I now added merit backtracking as globalization method since it seems to boost my time until convergence (e.g. specific thresholds are met) by a fair bit, especially when using a low number of solver iterations. However it seems like the control values that the solver produces oscillate when the endeffector frame comes close to the reference (see screenshot), like the solution becomes unstable when residuals become small. I do added penalization terms on the joint velocity, whichs effects can be seen in a first and fast reduction of the error and then converging slowly towards the target. However after a slowdown-period, the solver seems to escalate.
I did already encounter those problems before using merit backtracking and calmed them down by playing with lm-factor, nlp_step_size and nlp_solver_iter. But I cannot wrap my head around why this is happening? Could you possibly point me towards some explaination? I do understand that those are fairly little information and the possible reasons can be… quite diverse. But maybe you encountered this behaviour before and there is a quick fix!
It is hard to tell in general.
Is this a simulation with model mismatch?
I don’t see the u_ref in the first plot.
Did you check the residuals in the latter part of this simulation.
Is there some error in the solver, or is this actually a locally optimal solution to your OCP?
If you have a strong penalty on the joint velocity, this behavior surely doesnt seem optimal
first of all: thank you so much for your support and effort you put into this framework!

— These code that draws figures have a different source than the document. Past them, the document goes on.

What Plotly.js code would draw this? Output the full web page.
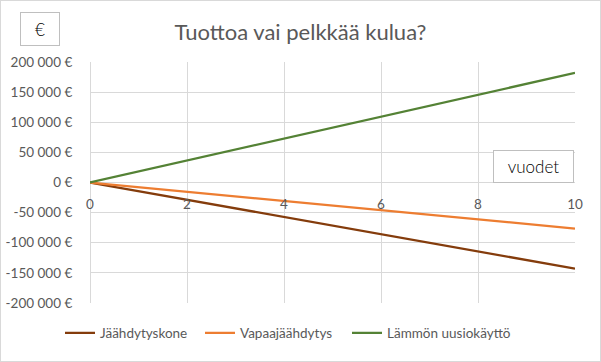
<!DOCTYPE html>
<html>
<head>
<meta charset="utf-8">
<script src="https://cdn.plot.ly/plotly-3.0.1.min.js"></script>
<style>
html,body{margin:0;padding:0;background:#fff;}
#wrap{position:relative;width:601px;height:362px;}
#chart{position:absolute;left:0;top:0;width:601px;height:362px;}
#frame{position:absolute;left:0;top:0;width:599px;height:360px;border:1px solid #d9d9d9;pointer-events:none;}
</style>
</head>
<body>
<div id="wrap"><div id="chart"></div><div id="frame"></div></div>
<script>
const years = [0, 1, 2, 3, 4, 5, 6, 7, 8, 9, 10];
const jaahdytyskone = [0, -14300, -28600, -42900, -57200, -71500, -85800, -100100, -114400, -128700, -143000];
const vapaajaahdytys = [0, -7650, -15300, -22950, -30600, -38250, -45900, -53550, -61200, -68850, -76500];
const lammonUusiokaytto = [0, 18200, 36400, 54600, 72800, 91000, 109200, 127400, 145600, 163800, 182000];
const seriesNames = ['Jäähdytyskone', 'Vapaajäähdytys', 'Lämmön uusiokäyttö'];
const yTickVals = [200000, 150000, 100000, 50000, 0, -50000, -100000, -150000, -200000];
const yTickText = ['200 000 €', '150 000 €', '100 000 €', '50 000 €', '0 €', '-50 000 €', '-100 000 €', '-150 000 €', '-200 000 €'];
const xTickVals = [0, 2, 4, 6, 8, 10];
const titleText = 'Tuottoa vai pelkkää kulua?';
const yUnit = '€';
const xUnit = 'vuodet';

const font = 'Lato, "Open Sans", sans-serif';
const grey = '#595959';
const grid = '#d9d9d9';

const traces = [
  {x: years, y: jaahdytyskone, name: seriesNames[0], legend: 'legend', line: {color: '#843c0c', width: 2.25}},
  {x: years, y: vapaajaahdytys, name: seriesNames[1], legend: 'legend2', line: {color: '#ed7d31', width: 2.25}},
  {x: years, y: lammonUusiokaytto, name: seriesNames[2], legend: 'legend3', line: {color: '#548235', width: 2.25}}
].map(t => Object.assign({type: 'scatter', mode: 'lines', hoverinfo: 'skip', showlegend: true}, t));

function leg(px) {
  return {orientation: 'h', x: (px - 90) / 485, xanchor: 'left', y: -0.1245, yanchor: 'middle',
    itemwidth: 30, font: {family: font, size: 13.5, color: grey}, bgcolor: 'rgba(0,0,0,0)', borderwidth: 0};
}

const layout = {
  width: 601, height: 362,
  margin: {l: 90, r: 26, t: 62, b: 59},
  paper_bgcolor: '#ffffff', plot_bgcolor: '#ffffff',
  font: {family: font, size: 13, color: grey, weight: 400},
  title: {text: titleText, font: {family: font, size: 22, color: grey, weight: 400}, xref: 'container', x: 0.5, xanchor: 'center', y: 1 - 32/362, yanchor: 'middle'},
  xaxis: {
    range: [0, 10], tickvals: xTickVals, showgrid: true, gridcolor: grid, gridwidth: 1,
    zeroline: true, zerolinecolor: grid, showline: false,
    anchor: 'free', position: 0.5, ticks: 'outside', ticklen: 9, tickcolor: 'rgba(0,0,0,0)',
    tickfont: {family: font, size: 13.5, color: grey}, fixedrange: true
  },
  yaxis: {
    range: [-200000, 200000], tickvals: yTickVals, ticktext: yTickText,
    showgrid: true, gridcolor: grid, gridwidth: 1, zeroline: true, zerolinecolor: grid, zerolinewidth: 1,
    showline: false, ticks: 'outside', ticklen: 14, tickcolor: 'rgba(0,0,0,0)',
    tickfont: {family: font, size: 13.5, color: grey}, fixedrange: true
  },
  showlegend: true,
  legend: leg(60),
  legend2: leg(200),
  legend3: leg(347),
  annotations: [
    {text: yUnit, xref: 'paper', yref: 'paper', x: (40 - 90) / 485, y: (303 - 29) / 241, xanchor: 'center', yanchor: 'middle',
     showarrow: false, width: 38, height: 32, bordercolor: '#bfbfbf', borderwidth: 1, borderpad: 0, bgcolor: '#ffffff',
     font: {family: font, size: 17, color: '#000000', weight: 300}},
    {text: xUnit, xref: 'paper', yref: 'paper', x: (533.5 - 90) / 485, y: (303 - 166.5) / 241, xanchor: 'center', yanchor: 'middle',
     showarrow: false, width: 79, height: 31, bordercolor: '#bfbfbf', borderwidth: 1, borderpad: 0, bgcolor: '#ffffff',
     font: {family: font, size: 17, color: '#000000', weight: 300}}
  ]
};

Plotly.newPlot('chart', traces, layout, {displayModeBar: false, staticPlot: true});
</script>
</body>
</html>
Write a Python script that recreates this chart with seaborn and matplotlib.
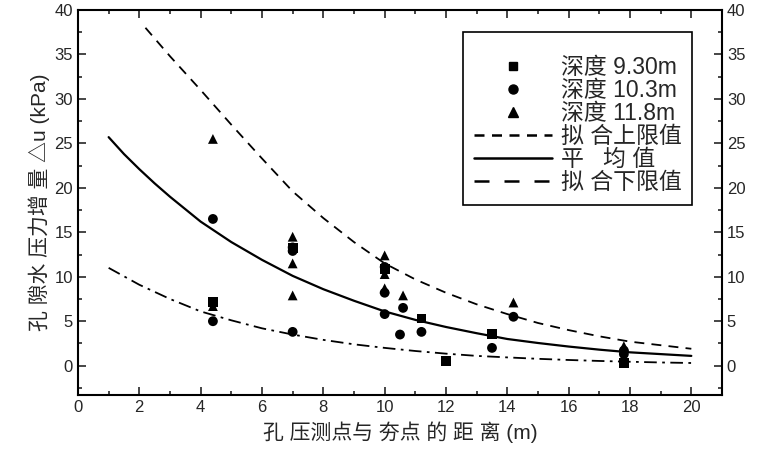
import numpy as np
import pandas as pd
import seaborn as sns
import matplotlib.pyplot as plt
from matplotlib.lines import Line2D
from matplotlib.ticker import MultipleLocator

# measured points (distance m, excess pore pressure kPa)
x_930 = [4.4, 7.0, 10.0, 11.2, 12.0, 13.5, 17.8]
y_930 = [7.2, 13.2, 10.9, 5.3, 0.5, 3.6, 0.3]
x_103 = [4.4, 4.4, 7.0, 7.0, 7.0, 10.0, 10.0, 10.0, 10.5, 10.6, 11.2, 13.5, 14.2, 17.8, 17.8]
y_103 = [16.5, 5.0, 13.3, 12.9, 3.8, 11.1, 8.2, 5.8, 3.5, 6.5, 3.8, 2.0, 5.5, 1.3, 1.7]
x_118 = [4.4, 4.4, 7.0, 7.0, 7.0, 10.0, 10.0, 10.0, 10.6, 14.2, 17.8]
y_118 = [25.5, 6.7, 14.5, 11.5, 7.9, 12.4, 10.3, 8.7, 7.9, 7.1, 2.2]

# fitted curves
x_upper = [2.2, 3, 4, 5, 6, 7, 8, 9, 10, 11, 12, 13, 14, 15, 16, 17, 18, 19, 20]
y_upper = [38.0, 34.8, 31.0, 27.1, 23.3, 19.6, 16.6, 13.9, 11.5, 9.7, 8.2, 6.9, 5.8, 4.8, 4.0, 3.3, 2.7, 2.3, 1.9]
x_mean = [1, 1.5, 2, 2.5, 3, 3.5, 4, 5, 6, 7, 8, 9, 10, 11, 12, 13, 14, 15, 16, 17, 18, 19, 20]
y_mean = [25.7, 23.8, 22.1, 20.5, 19.0, 17.6, 16.2, 13.9, 11.9, 10.1, 8.6, 7.3, 6.1, 5.15, 4.35, 3.65, 3.0, 2.55, 2.15, 1.8, 1.5, 1.3, 1.1]
x_lower = [1, 2, 3, 4, 5, 6, 7, 8, 9, 10, 11, 12, 13, 14, 15, 16, 17, 18, 19, 20]
y_lower = [11.0, 9.1, 7.5, 6.1, 5.1, 4.2, 3.5, 2.9, 2.4, 2.0, 1.65, 1.35, 1.1, 0.93, 0.77, 0.64, 0.53, 0.44, 0.36, 0.3]

depth_labels = ['深度 9.30m', '深度 10.3m', '深度 11.8m']
line_labels = ['拟 合上限值', '平   均 值', '拟 合下限值']

pts = pd.DataFrame({
    'x': x_930 + x_103 + x_118,
    'y': y_930 + y_103 + y_118,
    'depth': [depth_labels[0]] * len(x_930) + [depth_labels[1]] * len(x_103) + [depth_labels[2]] * len(x_118),
})

sns.set_style('ticks')
plt.rcParams['font.family'] = ['Liberation Sans', 'Noto Sans CJK SC', 'DejaVu Sans']

fig = plt.figure(figsize=(7.6, 4.5), dpi=100)
ax = fig.add_axes([0.1026, 0.1222, 0.8474, 0.8556])

sns.lineplot(x=x_upper, y=y_upper, ax=ax, color='black', lw=1.3, linestyle=(0, (5.5, 4)), sort=False)
sns.lineplot(x=x_mean, y=y_mean, ax=ax, color='black', lw=1.6, sort=False)
sns.lineplot(x=x_lower, y=y_lower, ax=ax, color='black', lw=1.3, linestyle=(0, (7, 3, 1.5, 3)), sort=False)

sns.scatterplot(data=pts, x='x', y='y', style='depth', ax=ax,
                markers={depth_labels[0]: 's', depth_labels[1]: 'o', depth_labels[2]: '^'},
                color='black', edgecolor='black', linewidth=0, s=50, legend=False, zorder=3)

ax.set_xlim(0, 21)
ax.set_ylim(-3.3, 40)
ax.xaxis.set_major_locator(MultipleLocator(2))
ax.xaxis.set_minor_locator(MultipleLocator(1))
ax.yaxis.set_major_locator(MultipleLocator(5))
ax.yaxis.set_minor_locator(MultipleLocator(2.5))
ax.tick_params(which='both', direction='in', top=True, right=True, labelright=True, width=1.2)
ax.tick_params(which='major', length=6, labelsize=12)
ax.tick_params(which='minor', length=3)
for s in ax.spines.values():
    s.set_linewidth(1.5)
    s.set_color('black')

ax.set_xlabel('孔 压测点与 夯点 的 距 离 (m)', fontsize=15, labelpad=5)
ax.set_ylabel('孔 隙水 压力增 量 △u (kPa)', fontsize=15, labelpad=3)

# legend
handles = [
    Line2D([], [], ls='none', marker='s', color='black', ms=6),
    Line2D([], [], ls='none', marker='o', color='black', ms=6.5),
    Line2D([], [], ls='none', marker='^', color='black', ms=7),
    Line2D([], [], color='black', lw=1.8, linestyle=(0, (4, 3))),
    Line2D([], [], color='black', lw=1.8),
    Line2D([], [], color='black', lw=1.8, linestyle=(0, (6, 6))),
]
leg = ax.legend(handles, depth_labels + line_labels, loc='upper right',
                bbox_to_anchor=(0.953, 0.943), borderaxespad=0, fontsize=16.5,
                frameon=True, fancybox=False, edgecolor='black', framealpha=1,
                handlelength=3.4, handletextpad=0.4, labelspacing=0.0,
                title=' ', title_fontsize=11, borderpad=0.45)
leg.get_frame().set_linewidth(1.2)

fig.savefig('out.png', dpi=100)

Yes, I indeed use a second order delay (PT2) plant simulation outside of acados to simulate my torque controlled robot behaviour on joint-level. However, even if I just use a (fairly low) first order delays (PT1), the same oscillation occure.
you cannot actually see u_ref since the simulated, delayed u_actual follows u_ref really fast. You can only see the mismatch when zoomed in.
I actually seem to have solved this problem by adapting my cost function for the position tracking.
I changed it from 1/2 * sqrt(p * p_ref) to 1/2 * (p*p_ref) which results ofc in a quadratic functional instead of a linear one. This seems to relax the solver and prevent oscillations.